Challenge Level

Anabelle from Waverley Christian College in Australia sent in the following:

Felicity, Siya and Zara from North London Collegiate Junior School sent in this explanation:

Enclosed is our solution for Name that Triangle! that we did together in our after-school maths club.

Sofia, Jasmin, Misha, Trina, Mia and Melania, and Mohinika with Tejaswini, also from London Collegiate Junior School, sent in the following:

Scout from James Allen's Prep School began by explaining that the angles of any triangle must add up to 180 degrees and wrote explained carefully why each type of triangle is or is not possible:

Acute + Equilateral = Definite (The angles of an equilateral triangle are all 60 degrees which makes them all acute, meaning they are all smaller than 90 degrees.)

Acute + Isosceles = Possible (An isosceles triangle could be two acute or all acute. Here are some examples: 30 degrees, 30 degrees and 120 degrees or 75 degrees, 75 degrees and 30 degrees. One acute angle is not possible because you would have to have two obtuse or right angles and that alone would be more than the limit.)

Acute + Scalene = Possible (Because a scalene triangle's angles must be all different and here are some examples: 59 degrees, 60 degrees and 61 degrees or 50 degrees, 60 degrees and 70 degrees.)

Right angled + Isosceles = Possible (If you have 90 degrees, 45 degrees and 45 degrees that would work, but no other combination would. The two equal angles must be the same and in this case, we need a right angle; the equal angles cannot be 90 degrees, as 90 + 90= 180, which is the limit of triangles.)

Right angled + Equilateral = Impossible (The underlying principle of an equilateral triangle is that its angles are the same. To get them to be the same they all must be 60 degrees and a right angle is 90 degrees.)

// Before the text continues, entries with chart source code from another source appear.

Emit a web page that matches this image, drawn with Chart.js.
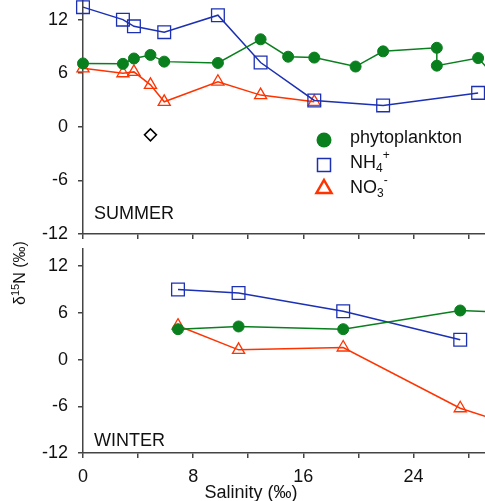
<!DOCTYPE html>
<html>
<head>
<meta charset="utf-8">
<script src="https://cdn.jsdelivr.net/npm/chart.js@4/dist/chart.umd.min.js"></script>
<style>
  html, body { margin: 0; padding: 0; background: #fff; overflow: hidden; }
  #wrap { position: relative; width: 485px; height: 501px; }
  #summer { position: absolute; left: 0; top: 0; }
  #winter { position: absolute; left: 0; top: 236px; }
</style>
</head>
<body>
<div id="wrap">
  <canvas id="summer" width="485" height="241"></canvas>
  <canvas id="winter" width="485" height="265"></canvas>
</div>
<script>
    // Summer samples (salinity in ‰, d15N in ‰)
    var summerPhytoSal = [0, 2.9, 3.7, 4.9, 5.9, 9.8, 12.9, 14.9, 16.8, 19.8, 21.8, 25.7, 25.7, 28.7, 30];
    var summerPhyto    = [7.1, 7.05, 7.65, 8.05, 7.3, 7.15, 9.8, 7.85, 7.75, 6.75, 8.45, 8.85, 6.85, 7.7, 5.5];
    var summerNH4Sal   = [0, 2.9, 3.7, 5.9, 9.8, 12.9, 16.8, 21.8, 28.7];
    var summerNH4      = [13.4, 12.0, 11.25, 10.6, 12.5, 7.2, 2.95, 2.4, 3.8];
    var summerNO3Sal   = [0, 2.9, 3.7, 4.9, 5.9, 9.8, 12.9, 16.8];
    var summerNO3      = [6.55, 6.0, 6.15, 4.7, 2.8, 5.05, 3.55, 2.8];
    var summerOtherSal = [4.9];
    var summerOther    = [-0.9];

    // Winter samples
    var winterPhytoSal = [6.9, 11.3, 18.9, 27.4, 30];
    var winterPhyto    = [3.9, 4.25, 3.9, 6.3, 6.1];
    var winterNH4Sal   = [6.9, 11.3, 18.9, 27.4];
    var winterNH4      = [9.0, 8.55, 6.2, 2.55];
    var winterNO3Sal   = [6.9, 11.3, 18.9, 27.4, 30];
    var winterNO3      = [4.35, 1.25, 1.55, -6.25, -7.75];

    // Axis ticks
    var yTicks  = [-12, -6, 0, 6, 12];
    var xTicks  = [0, 4, 8, 12, 16, 20, 24, 28];
    var xLabels = [0, 8, 16, 24];

    var FONT = '"Liberation Sans", Arial, sans-serif';
    var GREEN = '#0a7f1e', BLUE = '#1c30b4', RED = '#ff3300';
    var AXIS = '#444';

    function pts(xs, ys) {
        return xs.map(function (x, i) { return { x: x, y: ys[i] }; });
    }

    function phytoSet(data) {
        return {
            label: 'phytoplankton', data: data,
            borderColor: GREEN, backgroundColor: GREEN, borderWidth: 1.5,
            pointStyle: 'circle', pointRadius: 5.5, pointBorderWidth: 1,
            pointBackgroundColor: GREEN, clip: false
        };
    }
    function nh4Set(data) {
        return {
            label: 'NH4+', data: data,
            borderColor: BLUE, backgroundColor: 'rgba(0,0,0,0)', borderWidth: 1.5,
            pointStyle: 'rect', pointRadius: 9, pointBorderWidth: 1.3,
            pointBackgroundColor: 'rgba(0,0,0,0)', clip: false
        };
    }
    function no3Set(data) {
        return {
            label: 'NO3-', data: data,
            borderColor: RED, backgroundColor: 'rgba(0,0,0,0)', borderWidth: 1.5,
            pointStyle: 'triangle', pointRadius: 7, pointBorderWidth: 1.3,
            pointBackgroundColor: 'rgba(0,0,0,0)', clip: false
        };
    }

    function makeScales(showLabels, xHeight) {
        return {
            x: {
                type: 'linear', min: 0, max: 29.2,
                afterBuildTicks: function (s) { s.ticks = xTicks.map(function (v) { return { value: v }; }); },
                afterFit: function (s) { s.height = xHeight; s.paddingLeft = 0; s.paddingRight = 0; },
                grid: { drawOnChartArea: false, drawTicks: true, tickLength: 5, color: AXIS, lineWidth: 1.5 },
                border: { color: AXIS, width: 1.5 },
                ticks: {
                    display: showLabels, padding: 8, color: '#111', maxRotation: 0, autoSkip: false,
                    font: { family: FONT, size: 18 },
                    callback: function (v) { return xLabels.indexOf(v) >= 0 ? String(v) : ''; }
                }
            },
            y: {
                min: -12, max: 14.2,
                afterBuildTicks: function (s) { s.ticks = yTicks.map(function (v) { return { value: v }; }); },
                afterFit: function (s) { s.width = 83; s.paddingTop = 0; s.paddingBottom = 0; },
                grid: { drawOnChartArea: false, drawTicks: true, tickLength: 5, color: AXIS, lineWidth: 1.5 },
                border: { color: AXIS, width: 1.5 },
                ticks: { padding: 10, color: '#111', font: { family: FONT, size: 18 } }
            }
        };
    }

    // text with sub/superscript pieces: [text, size, dy]
    function drawPieces(ctx, x, y, pieces) {
        pieces.forEach(function (p) {
            ctx.font = p[1] + 'px ' + FONT;
            ctx.fillText(p[0], x, y + p[2]);
            x += ctx.measureText(p[0]).width;
        });
    }
    function piecesWidth(ctx, pieces) {
        var w = 0;
        pieces.forEach(function (p) { ctx.font = p[1] + 'px ' + FONT; w += ctx.measureText(p[0]).width; });
        return w;
    }

    var summerText = {
        id: 'summerText',
        afterDraw: function (chart) {
            var ctx = chart.ctx;
            ctx.save();
            ctx.fillStyle = '#111';
            ctx.textBaseline = 'alphabetic';
            ctx.font = '18px ' + FONT;
            ctx.fillText('SUMMER', 94, 219);

            // legend
            var mx = 324;
            ctx.fillStyle = GREEN;
            ctx.beginPath(); ctx.arc(mx, 140, 7.5, 0, Math.PI * 2); ctx.fill();
            ctx.strokeStyle = BLUE; ctx.lineWidth = 1.5;
            ctx.strokeRect(mx - 6.5, 158.5, 13, 13);
            ctx.strokeStyle = RED; ctx.lineWidth = 2.5;
            ctx.beginPath(); ctx.moveTo(mx, 180); ctx.lineTo(mx + 7.5, 193); ctx.lineTo(mx - 7.5, 193); ctx.closePath(); ctx.stroke();

            ctx.fillStyle = '#111';
            drawPieces(ctx, 350, 143, [['phytoplankton', 18, 0]]);
            drawPieces(ctx, 350, 168, [['NH', 18, 0], ['4', 12, 4], ['+', 12, -9]]);
            drawPieces(ctx, 350, 193, [['NO', 18, 0], ['3', 12, 4], ['-', 12, -9]]);
            ctx.restore();
        }
    };

    var winterText = {
        id: 'winterText',
        afterDraw: function (chart) {
            var ctx = chart.ctx;
            ctx.save();
            ctx.fillStyle = '#111';
            ctx.textBaseline = 'alphabetic';
            ctx.font = '18px ' + FONT;
            ctx.fillText('WINTER', 94, 210);

            // x axis title
            ctx.textAlign = 'center';
            ctx.fillText('Salinity (‰)', 251, 262);
            ctx.textAlign = 'left';

            // y axis title, rotated
            var pieces = [['δ', 16, 0], ['15', 11, -6], ['N (‰)', 16, 0]];
            ctx.translate(19, 37);
            ctx.rotate(-Math.PI / 2);
            var w = piecesWidth(ctx, pieces);
            drawPieces(ctx, -w / 2, 6, pieces);
            ctx.restore();
        }
    };

    var common = {
        responsive: false,
        animation: false,
        devicePixelRatio: 1,
        plugins: { legend: { display: false }, tooltip: { enabled: false } }
    };

    new Chart(document.getElementById('summer').getContext('2d'), {
        type: 'line',
        data: {
            datasets: [
                phytoSet(pts(summerPhytoSal, summerPhyto)),
                nh4Set(pts(summerNH4Sal, summerNH4)),
                no3Set(pts(summerNO3Sal, summerNO3)),
                {
                    label: 'other', data: pts(summerOtherSal, summerOther), showLine: false,
                    pointStyle: 'rectRot', pointRadius: 6, pointBorderWidth: 1.5,
                    borderColor: '#000', pointBackgroundColor: '#fff', clip: false
                }
            ]
        },
        options: Object.assign({}, common, {
            layout: { autoPadding: false, padding: { top: 0, right: 0, bottom: 0, left: 0 } },
            scales: makeScales(false, 7)
        }),
        plugins: [summerText]
    });

    new Chart(document.getElementById('winter').getContext('2d'), {
        type: 'line',
        data: {
            datasets: [
                phytoSet(pts(winterPhytoSal, winterPhyto)),
                nh4Set(pts(winterNH4Sal, winterNH4)),
                no3Set(pts(winterNO3Sal, winterNO3))
            ]
        },
        options: Object.assign({}, common, {
            layout: { autoPadding: false, padding: { top: 13, right: 0, bottom: 0, left: 0 } },
            scales: makeScales(true, 48)
        }),
        plugins: [winterText]
    });
</script>
</body>
</html>
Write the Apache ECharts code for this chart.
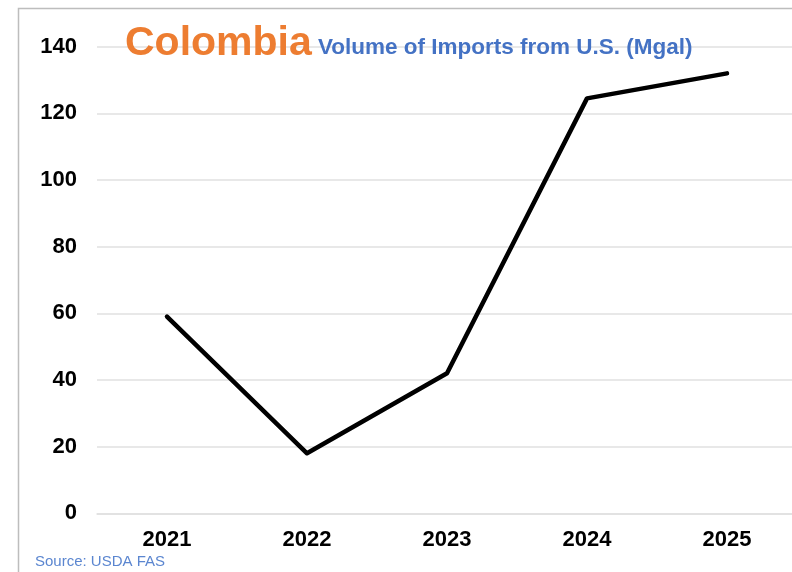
<!DOCTYPE html>
<html>
<head>
<meta charset="utf-8">
<script src="https://cdn.jsdelivr.net/npm/echarts@6/dist/echarts.min.js"></script>
<style>
  html, body {margin: 0; padding: 0; background: #fff; overflow: hidden;}
  #chart {width: 810px; height: 572px;}
</style>
</head>
<body>
<div id="chart"></div>
<script>
// values
const years = ['2021', '2022', '2023', '2024', '2025'];
const importsMgal = [59, 18, 42, 124.5, 132];
const yTicks = [0, 20, 40, 60, 80, 100, 120, 140];

const chart = echarts.init(document.getElementById('chart'));

const option = {
  backgroundColor: '#fff',
  animation: false,
  graphic: [
    {
      type: 'rect',
      z: 100,
      shape: {x: 18.5, y: 8.5, width: 800, height: 600},
      style: {fill: 'none', stroke: '#bdbdbd', lineWidth: 1.5}
    },
    {
      type: 'text',
      z: 100,
      left: 125,
      top: 23,
      style: {
        text: 'Colombia',
        fill: '#ED7D31',
        font: 'bold 41px "Liberation Sans", Arial, sans-serif'
      }
    },
    {
      type: 'text',
      z: 100,
      left: 318,
      top: 36,
      style: {
        text: 'Volume of Imports from U.S. (Mgal)',
        fill: '#4472C4',
        font: 'bold 22.5px "Liberation Sans", Arial, sans-serif'
      }
    },
    {
      type: 'text',
      z: 100,
      left: 35,
      top: 554,
      style: {
        text: 'Source: USDA FAS',
        fill: '#5B86D0',
        font: '15px "Liberation Sans", Arial, sans-serif'
      }
    }
  ],
  grid: {
    left: 97,
    width: 700,
    top: 46.7,
    bottom: 58.7,
    containLabel: false
  },
  xAxis: {
    type: 'category',
    data: years,
    boundaryGap: true,
    axisLine: {show: true, lineStyle: {color: '#e0e0e0', width: 1.5}},
    axisTick: {show: false},
    axisLabel: {
      color: '#000',
      fontWeight: 'bold',
      fontSize: 22,
      fontFamily: '"Liberation Sans", Arial, sans-serif',
      margin: 16
    }
  },
  yAxis: {
    type: 'value',
    min: yTicks[0],
    max: yTicks[yTicks.length - 1],
    interval: 20,
    axisLine: {show: false},
    axisTick: {show: false},
    splitLine: {lineStyle: {color: '#e0e0e0', width: 1.5}},
    axisLabel: {
      color: '#000',
      fontWeight: 'bold',
      fontSize: 22,
      fontFamily: '"Liberation Sans", Arial, sans-serif',
      margin: 20
    }
  },
  series: [{
    type: 'line',
    data: importsMgal,
    symbol: 'none',
    lineStyle: {color: '#000', width: 4.5, cap: 'round', join: 'round'},
    z: 5
  }]
};

chart.setOption(option);
</script>
</body>
</html>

Right angled + Scalene = Possible (If you have 90 degrees, 30 degrees and 60 degrees that is Scalene and is just one of many. In fact, with a right angle, you can just keep one angle 90 degrees and the other two can be anything if together they add up to 90 degrees and aren't both 45 degrees.)

Obtuse + Equilateral = Impossible (In order for all angles to be the same, each angle must be 60 degrees. 60 degrees is less than 90 degrees, so not obtuse.)

Obtuse + Isosceles = only possible with one obtuse angle (It depends whether you see obtuse as three obtuse or two obtuse (both impossible as it is over the limit: 180 degrees). One is possible: 120 degrees, 30 degrees and 30 degrees is just one example.)

Obtuse + Scalene = only one obtuse angle possible (A scalene can have only one obtuse angle to stay within the limit. For example, 120 degrees, 40 degrees and 20 degrees.)

Thank you, Scout, a very thorough explanation, well done!